Gestational diabetes is a type of diabetes that occurs during pregnancy. It usually appears in the second half of the pregnancy. This diabetes can affect the pregnancy or the health of the baby; however, this condition is controllable and treatable with good health care and medications, if necessary.
After delivery, the blood sugar in women usually returns to normal. In some cases, there is a risk of developing type 2 diabetes.
It is of great importance to timely treat gestational diabetes because it can result in a baby's death before or shortly after birth.
Gestational diabetes doesn't cause noticeable symptoms in most women. As prenatal care, the doctor will check the glucose level. The symptoms that may occur due to high blood sugar are:
- Dry mouth
- Increased thirst
- Frequent urination, especially at night
- Yeast infection
- Blurred vision
The cause of gestational diabetes is unknown.
The placenta produces various hormones during pregnancy. These hormones impair the insulin the mother’s cells, thus increasing the blood sugar. As the baby grows, the placenta produces even more hormones that block the insulin, which can affect the growth and health of the baby.
The risk factors for gestational diabetes include:
- Women over 25
- Family or personal health history – if you have prediabetes or if a close family member has type 2 diabetes; or if you had it during a previous pregnancy
- Unexplained stillbirth
- Delivering a baby over 4 kg.
- Being overweight
- Race – it is more common in Hispanic, American Indian or Asian women
Complications can arise both for the mother and the baby if the gestational diabetes is not carefully controlled.

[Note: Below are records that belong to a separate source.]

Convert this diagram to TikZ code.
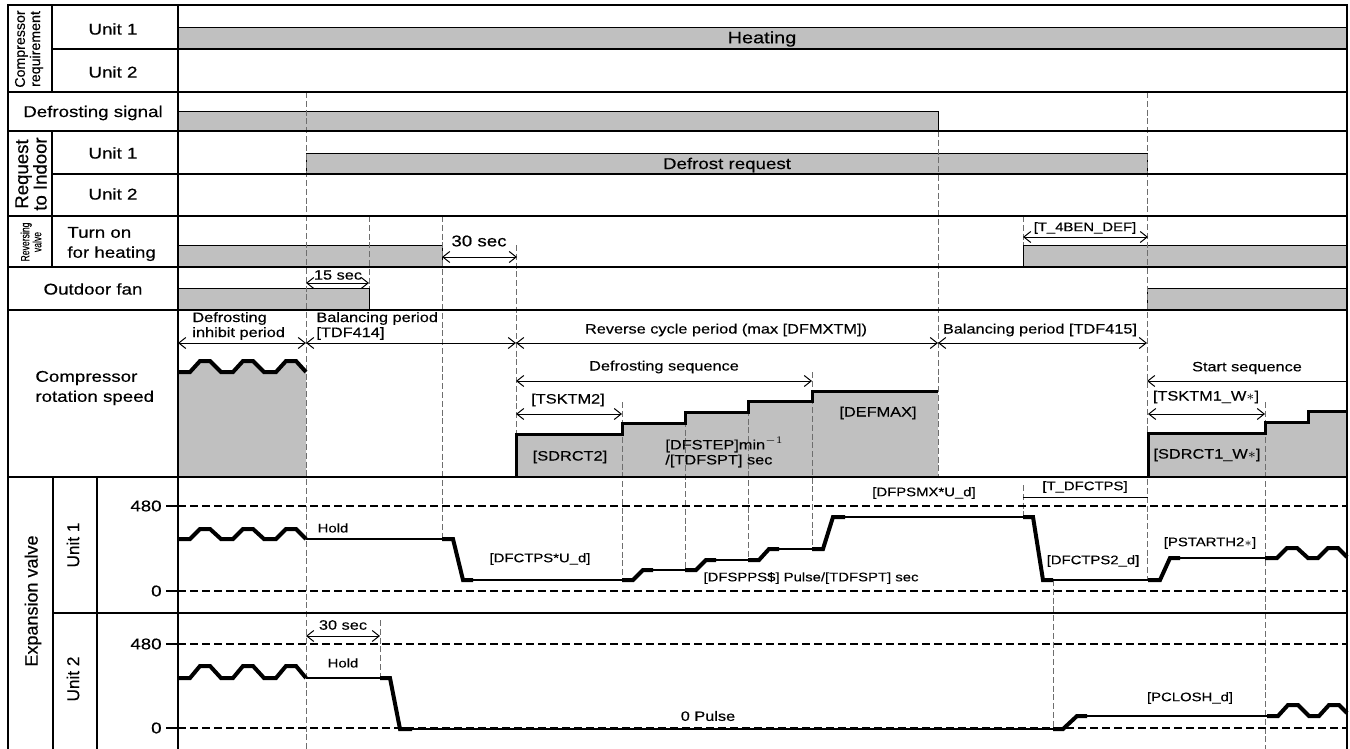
\documentclass[tikz,border=0pt]{standalone}
\usepackage{fontspec}
\setmainfont{Liberation Sans}[FakeStretch=1.2,FakeBold=0.3]
\newfontfamily\rotfont{Liberation Sans}[FakeBold=0.3]
\usetikzlibrary{arrows.meta}
\definecolor{barfill}{HTML}{C0C0C0}
\definecolor{guidegray}{HTML}{6E6E6E}
\begin{document}
\begin{tikzpicture}[x=0.5pt,y=-0.5pt,every node/.style={inner sep=0pt},
  txtL/.style={font=\fontsize{7.8}{10}\selectfont},
  txtM/.style={font=\fontsize{6.8}{7.5}\selectfont},
  txtS/.style={font=\fontsize{6.2}{7.4}\selectfont},
  sidelabel/.style={rotate=90,align=center},
  grid/.style={line width=1pt},
  bar/.style={fill=barfill,draw=black,line width=0.5pt},
  guide/.style={draw=guidegray,line width=0.45pt,dash pattern=on 3pt off 1.4pt},
  level/.style={draw=black,line width=0.55pt,dash pattern=on 4pt off 2pt},
  sig/.style={line width=2pt},
  csig/.style={line width=1.5pt},
  hold/.style={line width=0.9pt},
  dim/.style={line width=0.5pt,{Straight Barb[length=3.5pt,width=5.5pt]}-{Straight Barb[length=3.5pt,width=5.5pt]}},
  >={Straight Barb[length=3.5pt,width=5.5pt]}]
\useasboundingbox (0,0) rectangle (1350,749);
% bars of the on/off rows
\draw[bar] (178,28) rectangle (1347,49);
\draw[bar] (178,112) rectangle (938,131);
\draw[bar] (306,154) rectangle (1147,174);
\draw[bar] (178,245) rectangle (442,267);
\draw[bar] (1023,245) rectangle (1347,267);
\draw[bar] (178,288) rectangle (369,310);
\draw[bar] (1147,288) rectangle (1347,310);
% compressor speed areas
\fill[barfill] (178,477)--(178,372)--(190,372)--(200,361)--(210,361)--(221,372)--(233,372)--(243,361)--(253,361)--(264,372)--(276,372)--(286,361)--(296,361)--(306,372)--(306,477)--cycle;
\fill[barfill] (516,477)--(516,434)--(622,434)--(622,423)--(685,423)--(685,412)--(748,412)--(748,401)--(812,401)--(812,391)--(938,391)--(938,477)--cycle;
\fill[barfill] (1148,477)--(1148,433)--(1265,433)--(1265,422)--(1308,422)--(1308,411)--(1347,411)--(1347,477)--cycle;
% time marks
\draw[guide] (306,92)--(306,749);
\draw[guide] (369,216)--(369,288);
\draw[guide] (380,620)--(380,678);
\draw[guide] (442,216)--(442,539);
\draw[guide] (516,245)--(516,434);
\draw[guide] (622,402)--(622,580);
\draw[guide] (685,412)--(685,570);
\draw[guide] (748,401)--(748,560);
\draw[guide] (812,372)--(812,549);
\draw[guide] (938,131)--(938,477);
\draw[guide] (1023,216)--(1023,245);
\draw[guide] (1023,485)--(1023,517);
\draw[guide] (1053,580)--(1053,729);
\draw[guide] (1147,92)--(1147,580);
\draw[guide] (1265,402)--(1265,749);
% pulse levels
\draw[level] (178,506)--(1347,506); \draw[level] (178,591)--(1347,591);
\draw[level] (178,644)--(1347,644); \draw[level] (178,728)--(1347,728);
\draw[line width=0.8pt] (166,506)--(178,506); \draw[line width=0.8pt] (166,591)--(178,591);
\draw[line width=0.8pt] (166,644)--(178,644); \draw[line width=0.8pt] (166,728)--(178,728);
\node[txtL,anchor=east] (p480a) at (162,506) {480};
\node[txtL,anchor=east] (p0a) at (162,591) {0};
\node[txtL,anchor=east] (p480b) at (162,644) {480};
\node[txtL,anchor=east] (p0b) at (162,728) {0};
% compressor speed
\draw[sig] (178,372)--(190,372)--(200,361)--(210,361)--(221,372)--(233,372)--(243,361)--(253,361)--(264,372)--(276,372)--(286,361)--(296,361)--(306,372);
\draw[csig] (516,477)--(516,434)--(622,434)--(622,423)--(685,423)--(685,412)--(748,412)--(748,401)--(812,401)--(812,391)--(938,391);
\draw[csig] (1148,477)--(1148,433)--(1265,433)--(1265,422)--(1308,422)--(1308,411)--(1347,411);
% expansion valve unit 1
\draw[sig] (178,539)--(190,539)--(200,529)--(210,529)--(221,539)--(233,539)--(243,529)--(253,529)--(264,539)--(276,539)--(286,529)--(296,529)--(306,539);
\draw[hold] (306,539)--(442,539);
\draw[sig] (442,539)--(453,539)--(463,580)--(473,580);
\draw[hold] (473,580)--(622,580);
\draw[sig] (622,580)--(633,580)--(643,570)--(653,570);
\draw[hold] (653,570)--(685,570);
\draw[sig] (685,570)--(696,570)--(706,560)--(716,560);
\draw[hold] (716,560)--(748,560);
\draw[sig] (748,560)--(759,560)--(769,549)--(779,549);
\draw[hold] (779,549)--(812,549);
\draw[sig] (812,549)--(823,549)--(833,517)--(845,517);
\draw[hold] (845,517)--(1023,517);
\draw[sig] (1023,517)--(1033,517)--(1043,580)--(1053,580);
\draw[hold] (1053,580)--(1148,580);
\draw[sig] (1148,580)--(1160,580)--(1170,558)--(1180,558);
\draw[hold] (1180,558)--(1265,558);
\draw[sig] (1265,558)--(1277,558)--(1287,548)--(1297,548)--(1308,558)--(1318,558)--(1328,548)--(1338,548)--(1347,557);
% expansion valve unit 2
\draw[sig] (178,678)--(190,678)--(200,666)--(210,666)--(221,678)--(233,678)--(243,666)--(253,666)--(264,678)--(276,678)--(286,666)--(296,666)--(306,678);
\draw[hold] (306,678)--(380,678);
\draw[sig] (380,678)--(390,678)--(400,729)--(412,729);
\draw[hold] (412,729)--(1053,729);
\draw[sig] (1053,729)--(1063,729)--(1077,716)--(1087,716);
\draw[hold] (1087,716)--(1267,716);
\draw[sig] (1267,716)--(1278,716)--(1288,705)--(1298,705)--(1309,716)--(1319,716)--(1329,705)--(1339,705)--(1347,713);
% table lines
\draw[grid] (8,749)--(8,5)--(1347,5)--(1347,749);
\draw[line width=1.4pt] (178,5)--(178,749);
\draw[grid] (52,49)--(1347,49);
\draw[line width=1.3pt] (8,92)--(1347,92);
\draw[grid] (8,131)--(1347,131);
\draw[grid] (52,174)--(1347,174);
\draw[line width=1.3pt] (8,216)--(1347,216);
\draw[grid] (8,267)--(1347,267);
\draw[grid] (8,310)--(1347,310);
\draw[line width=1.3pt] (8,477)--(1347,477);
\draw[grid] (53,613)--(1347,613);
\draw[grid] (52,5)--(52,92); \draw[grid] (52,131)--(52,267);
\draw[grid] (53,477)--(53,749); \draw[grid] (97,477)--(97,749);
% row titles
\node[sidelabel,font=\rotfont\fontsize{7.1}{7.6}\selectfont] (cmpreq) at (29,49) {Compressor\\requirement};
\node[txtL] (cu1) at (113,29) {Unit 1};
\node[txtL] (cu2) at (113,72) {Unit 2};
\node[txtL] (defsig) at (93,113) {Defrosting signal};
\node[sidelabel,font=\rotfont\fontsize{9.3}{9.2}\selectfont] (reqind) at (31,174) {Request\\to Indoor};
\node[txtL] (ru1) at (113,153) {Unit 1};
\node[txtL] (ru2) at (113,194) {Unit 2};
\node[sidelabel,font=\rotfont\fontsize{6}{6}\selectfont] (revv) at (31,242) {\scalebox{0.72}[1]{Reversing}\\\scalebox{0.72}[1]{valve}};
\node[txtL,align=left,anchor=west] (turnon) at (67,244) {Turn on\\for heating};
\node[txtL] (odfan) at (93,289) {Outdoor fan};
\node[txtL,align=left,anchor=west] (crspeed) at (35,388) {Compressor\\rotation speed};
\node[sidelabel,font=\rotfont\fontsize{9}{9}\selectfont] (expv) at (33,601) {Expansion valve};
\node[sidelabel,font=\rotfont\fontsize{8.6}{9}\selectfont] (eu1) at (73,545) {Unit 1};
\node[sidelabel,font=\rotfont\fontsize{8.6}{9}\selectfont] (eu2) at (73,679) {Unit 2};
% on/off row texts
\node[txtL,font=\fontsize{8.3}{10}\selectfont] (heating) at (762,39) {Heating};
\node[txtL] (dreq) at (727,165) {Defrost request};
\node[txtL] (sec30a) at (479,241) {30 sec};
\draw[dim] (442,257)--(517,257);
\node[txtS] (t4ben) at (1085,228) {[T\_4BEN\_DEF]};
\draw[dim] (1023,237)--(1148,237);
\node[txtM] (sec15) at (338,275) {15 sec};
\draw[dim] (306,283)--(369,283);
% compressor texts
\node[txtM,align=left,anchor=west] (inhibit) at (192,326) {Defrosting\\inhibit period};
\node[txtM,align=left,anchor=west] (bal414) at (316,326) {Balancing period\\{[TDF414]}};
\node[txtM] (revcyc) at (726,330) {Reverse cycle period (max [DFMXTM])};
\node[txtM] (bal415) at (1040,330) {Balancing period [TDF415]};
\draw[dim] (178,343)--(306,343); \draw[dim] (306,343)--(516,343);
\draw[dim] (516,343)--(938,343); \draw[dim] (938,343)--(1147,343);
\node[txtM] (dfseq) at (664,367) {Defrosting sequence};
\draw[dim] (516,381)--(812,381);
\node[txtM] (tsktm2) at (568,400) {[TSKTM2]};
\draw[dim] (516,414)--(622,414);
\node[txtM] (sdrct2) at (570,457) {[SDRCT2]};
\node[txtM,align=left,anchor=west] (dfstep) at (665,452) {[DFSTEP]min$^{-1}$\\{/[TDFSPT] sec}};
\node[txtM] (defmax) at (878,413) {[DEFMAX]};
\node[txtM] (stseq) at (1247,368) {Start sequence};
\draw[<-,line width=0.5pt] (1147,381)--(1347,381);
\node[txtM] (tsktm1) at (1206,397) {[TSKTM1\_W$\ast$]};
\draw[dim] (1148,414)--(1265,414);
\node[txtM] (sdrct1) at (1207,455) {[SDRCT1\_W$\ast$]};
% expansion valve texts
\node[txtS] (hold1) at (333,528) {Hold};
\node[txtS] (dfctps) at (540,559) {[DFCTPS*U\_d]};
\node[txtS] (dfspps) at (811,578) {[DFSPPS\$] Pulse/[TDFSPT] sec};
\node[txtS] (dfpsmx) at (924,493) {[DFPSMX*U\_d]};
\node[txtS] (tdfctps) at (1085,487) {[T\_DFCTPS]};
\draw[line width=0.5pt] (1023,497)--(1148,497);
\node[txtS] (dfctps2) at (1093,561) {[DFCTPS2\_d]};
\node[txtS] (pstarth) at (1210,543) {[PSTARTH2$\ast$]};
\node[txtM] (sec30b) at (343,625) {30 sec};
\draw[dim] (306,636)--(380,636);
\node[txtS] (hold2) at (343,663) {Hold};
\node[txtM] (zpulse) at (708,716) {0 Pulse};
\node[txtS] (pclosh) at (1190,698) {[PCLOSH\_d]};
\end{tikzpicture}
\end{document}
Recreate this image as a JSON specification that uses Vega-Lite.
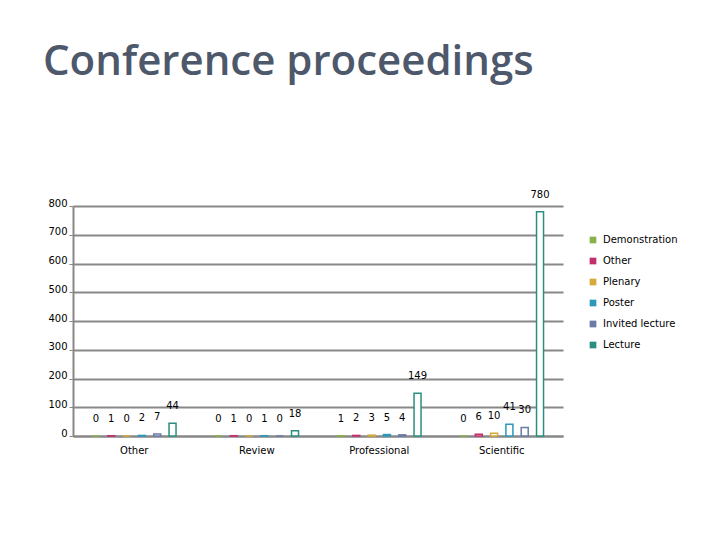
{
  "$schema": "https://vega.github.io/schema/vega-lite/v6.json",
  "description": "Conference proceedings by type",
  "autosize": "none",
  "width": 490,
  "height": 230,
  "padding": {"left": 73, "top": 206, "right": 157, "bottom": 104},
  "background": "white",
  "title": {
    "text": "Conference proceedings",
    "anchor": "start",
    "frame": "group",
    "orient": "top",
    "offset": 106,
    "dx": -30,
    "font": "Open Sans",
    "fontSize": 42,
    "fontWeight": 600,
    "color": "#4e586b"
  },
  "data": {
    "values": [
      {"group": "Other", "type": "Demonstration", "count": 0},
      {"group": "Other", "type": "Other", "count": 1},
      {"group": "Other", "type": "Plenary", "count": 0},
      {"group": "Other", "type": "Poster", "count": 2},
      {"group": "Other", "type": "Invited lecture", "count": 7},
      {"group": "Other", "type": "Lecture", "count": 44},
      {"group": "Review", "type": "Demonstration", "count": 0},
      {"group": "Review", "type": "Other", "count": 1},
      {"group": "Review", "type": "Plenary", "count": 0},
      {"group": "Review", "type": "Poster", "count": 1},
      {"group": "Review", "type": "Invited lecture", "count": 0},
      {"group": "Review", "type": "Lecture", "count": 18},
      {"group": "Professional", "type": "Demonstration", "count": 1},
      {"group": "Professional", "type": "Other", "count": 2},
      {"group": "Professional", "type": "Plenary", "count": 3},
      {"group": "Professional", "type": "Poster", "count": 5},
      {"group": "Professional", "type": "Invited lecture", "count": 4},
      {"group": "Professional", "type": "Lecture", "count": 149},
      {"group": "Scientific", "type": "Demonstration", "count": 0},
      {"group": "Scientific", "type": "Other", "count": 6},
      {"group": "Scientific", "type": "Plenary", "count": 10},
      {"group": "Scientific", "type": "Poster", "count": 41},
      {"group": "Scientific", "type": "Invited lecture", "count": 30},
      {"group": "Scientific", "type": "Lecture", "count": 780}
    ]
  },
  "encoding": {
    "x": {
      "field": "group",
      "type": "nominal",
      "sort": ["Other", "Review", "Professional", "Scientific"],
      "scale": {"paddingInner": 0, "paddingOuter": 0},
      "axis": {
        "title": null,
        "labelAngle": 0,
        "labelPadding": 9,
        "ticks": false,
        "domainColor": "#888888",
        "domainWidth": 2
      }
    },
    "xOffset": {
      "field": "type",
      "type": "nominal",
      "sort": ["Demonstration", "Other", "Plenary", "Poster", "Invited lecture", "Lecture"],
      "scale": {"paddingOuter": 1.2}
    },
    "y": {
      "field": "count",
      "type": "quantitative",
      "scale": {"domain": [0, 800]},
      "axis": {
        "title": null,
        "values": [0, 100, 200, 300, 400, 500, 600, 700, 800],
        "labelBaseline": "alphabetic",
        "labelPadding": 2,
        "tickSize": 4,
        "tickColor": "#888888",
        "domainColor": "#888888",
        "domainWidth": 2,
        "gridColor": "#888888",
        "gridWidth": 2
      }
    },
    "color": {
      "field": "type",
      "type": "nominal",
      "sort": ["Demonstration", "Other", "Plenary", "Poster", "Invited lecture", "Lecture"],
      "scale": {
        "domain": ["Demonstration", "Other", "Plenary", "Poster", "Invited lecture", "Lecture"],
        "range": ["#8bb14b", "#c2306b", "#d4aa3a", "#2d98b9", "#6b7ba8", "#2a8f7f"]
      },
      "legend": {
        "title": null,
        "orient": "none",
        "legendX": 515,
        "legendY": 29,
        "symbolType": "square",
        "symbolSize": 45,
        "symbolStrokeWidth": 0,
        "rowPadding": 11,
        "labelOffset": 5,
        "labelFontSize": 10
      }
    }
  },
  "layer": [
    {
      "mark": {"type": "bar", "width": 7, "fill": "white", "strokeWidth": 1.5},
      "encoding": {
        "stroke": {
          "field": "type",
          "type": "nominal",
          "scale": {
            "domain": ["Demonstration", "Other", "Plenary", "Poster", "Invited lecture", "Lecture"],
            "range": ["#8bb14b", "#c2306b", "#d4aa3a", "#2d98b9", "#6b7ba8", "#2a8f7f"]
          },
          "legend": null
        }
      }
    },
    {
      "mark": {"type": "text", "baseline": "bottom", "dy": -12, "fontSize": 10, "color": "black"},
      "encoding": {
        "text": {"field": "count", "type": "quantitative"},
        "color": {"value": "black"}
      }
    }
  ],
  "config": {
    "font": "DejaVu Sans",
    "view": {"stroke": null},
    "axis": {"labelFont": "DejaVu Sans", "labelFontSize": 10, "labelColor": "black"},
    "legend": {"labelFont": "DejaVu Sans", "labelColor": "black"}
  }
}
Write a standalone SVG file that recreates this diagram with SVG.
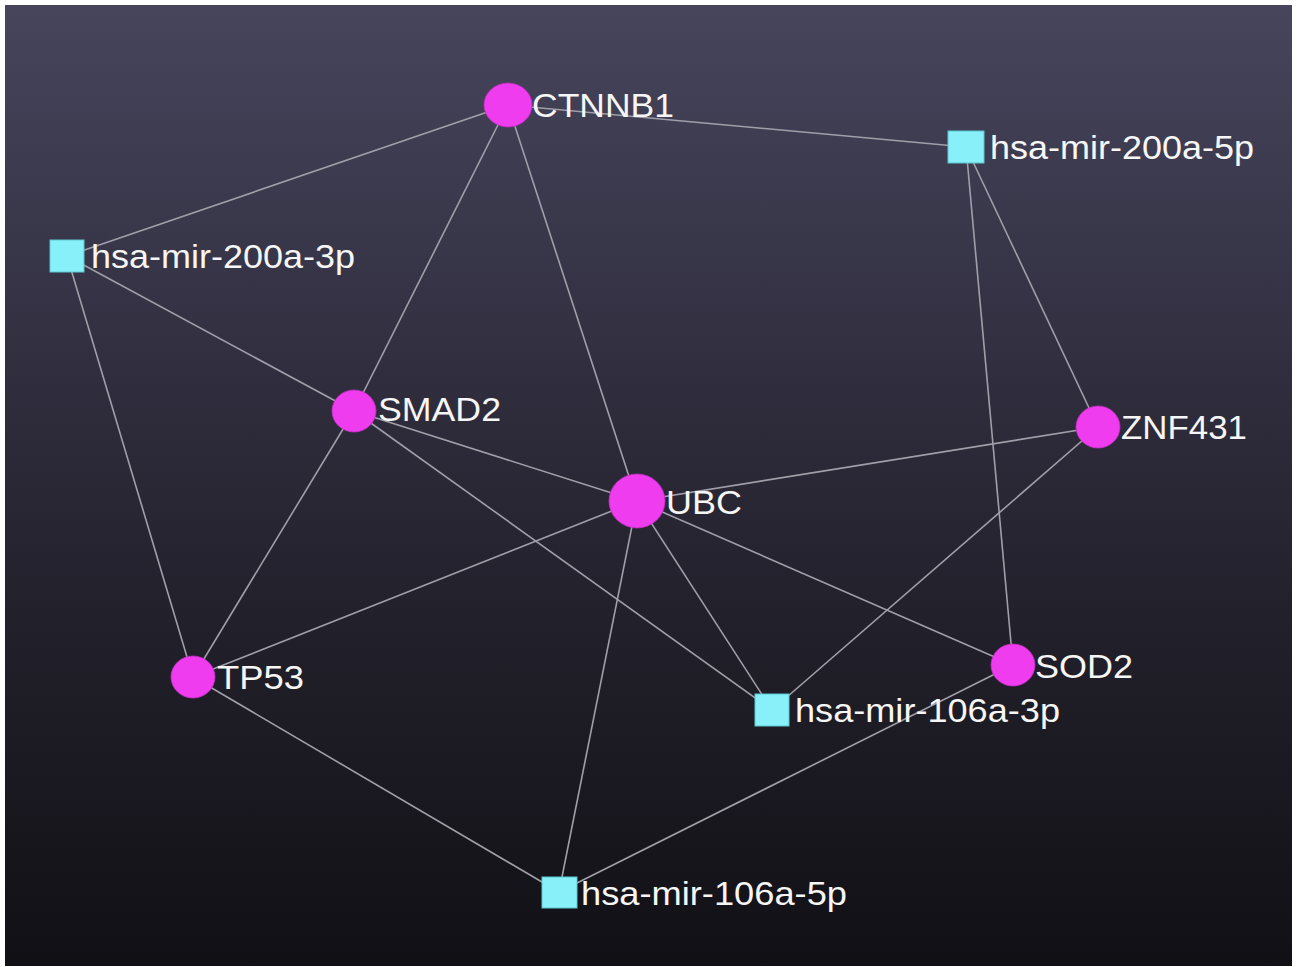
<svg xmlns="http://www.w3.org/2000/svg" width="1299" height="967" viewBox="0 0 1299 967">
<defs>
<linearGradient id="bg" x1="0" y1="0" x2="0" y2="1">
<stop offset="0" stop-color="#47455c"/>
<stop offset="0.3" stop-color="#353345"/>
<stop offset="0.6" stop-color="#24222d"/>
<stop offset="1" stop-color="#111015"/>
</linearGradient>
<style>
.e{stroke:#a09fa9;stroke-width:1.6;fill:none}
.g{fill:#ef3cef;stroke:#c030c0;stroke-width:0.8}
.m{fill:#88f0f8;stroke:#5cc8d0;stroke-width:1}
.t{font-family:"Liberation Sans",Arial,sans-serif;font-size:33px;fill:#f6f6f6}
</style>
</defs>
<rect x="0" y="0" width="1299" height="967" fill="#ffffff"/>
<rect x="5" y="5" width="1287" height="961" fill="url(#bg)"/>
<g id="edges">
<line class="e" x1="508" y1="105" x2="67" y2="256"/>
<line class="e" x1="508" y1="105" x2="966" y2="147"/>
<line class="e" x1="508" y1="105" x2="354" y2="411"/>
<line class="e" x1="508" y1="105" x2="637" y2="501"/>
<line class="e" x1="966" y1="147" x2="1098" y2="427"/>
<line class="e" x1="966" y1="147" x2="1013" y2="665"/>
<line class="e" x1="67" y1="256" x2="354" y2="411"/>
<line class="e" x1="67" y1="256" x2="193" y2="677"/>
<line class="e" x1="354" y1="411" x2="637" y2="501"/>
<line class="e" x1="354" y1="411" x2="193" y2="677"/>
<line class="e" x1="354" y1="411" x2="772" y2="710"/>
<line class="e" x1="637" y1="501" x2="1098" y2="427"/>
<line class="e" x1="637" y1="501" x2="193" y2="677"/>
<line class="e" x1="637" y1="501" x2="772" y2="710"/>
<line class="e" x1="637" y1="501" x2="1013" y2="665"/>
<line class="e" x1="637" y1="501" x2="559" y2="892"/>
<line class="e" x1="1098" y1="427" x2="772" y2="710"/>
<line class="e" x1="193" y1="677" x2="559" y2="892"/>
<line class="e" x1="1013" y1="665" x2="559" y2="892"/>
</g>
<g id="CTNNB1"><ellipse class="g" cx="508" cy="105" rx="24" ry="22"/><text class="t" x="532" y="117" textLength="142" lengthAdjust="spacingAndGlyphs">CTNNB1</text></g>
<g id="hsa-mir-200a-5p"><rect class="m" x="948" y="131" width="36" height="32"/><text class="t" x="990" y="159" textLength="264" lengthAdjust="spacingAndGlyphs">hsa-mir-200a-5p</text></g>
<g id="hsa-mir-200a-3p"><rect class="m" x="50" y="240" width="34" height="32"/><text class="t" x="91" y="268" textLength="264" lengthAdjust="spacingAndGlyphs">hsa-mir-200a-3p</text></g>
<g id="SMAD2"><ellipse class="g" cx="354" cy="411" rx="22" ry="21"/><text class="t" x="378" y="421" textLength="123" lengthAdjust="spacingAndGlyphs">SMAD2</text></g>
<g id="ZNF431"><ellipse class="g" cx="1098" cy="427" rx="22" ry="21"/><text class="t" x="1121" y="439" textLength="126" lengthAdjust="spacingAndGlyphs">ZNF431</text></g>
<g id="UBC"><ellipse class="g" cx="637" cy="501" rx="28" ry="27"/><text class="t" x="666" y="514" textLength="76" lengthAdjust="spacingAndGlyphs">UBC</text></g>
<g id="TP53"><ellipse class="g" cx="193" cy="677" rx="22" ry="21"/><text class="t" x="217" y="689" textLength="87" lengthAdjust="spacingAndGlyphs">TP53</text></g>
<g id="SOD2"><ellipse class="g" cx="1013" cy="665" rx="22" ry="21"/><text class="t" x="1035" y="678" textLength="98" lengthAdjust="spacingAndGlyphs">SOD2</text></g>
<g id="hsa-mir-106a-3p"><rect class="m" x="755" y="694" width="34" height="32"/><text class="t" x="795" y="722" textLength="265" lengthAdjust="spacingAndGlyphs">hsa-mir-106a-3p</text></g>
<g id="hsa-mir-106a-5p"><rect class="m" x="542" y="877" width="35" height="31"/><text class="t" x="581" y="905" textLength="266" lengthAdjust="spacingAndGlyphs">hsa-mir-106a-5p</text></g>
</svg>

The possible complications for mothers are:
- C-section delivery
- Preeclampsia, which causes high blood pressure and other symptoms that can be serious for the lives of both mother and baby
- Future diabetes – either during the next pregnancy or develop type 2 diabetes with age
The possible complications in babies are:
- Excessive birth weight – babies grow larger if the mother has extra glucose, which enters the placenta, further causing the baby’s pancreas to produce more insulin
- Possible birth injuries due to excessive weight of the baby
- Preterm birth – if the baby is large
- Respiratory distress syndrome – early born babies may have difficulty breathing
- Low blood sugar in new-born babies, which may further cause seizures; the level of sugar returns to normal after feeding
- Type 2 diabetes and obesity, later in life
The prevention of gestational diabetes include healthy habits and lifestyle before pregnancy, although there is no assurance. If you already had gestational diabetes during a prior pregnancy, healthy lifestyle and exercises can help to reduce the risk of developing it again in future pregnancies or developing type 2 diabetes.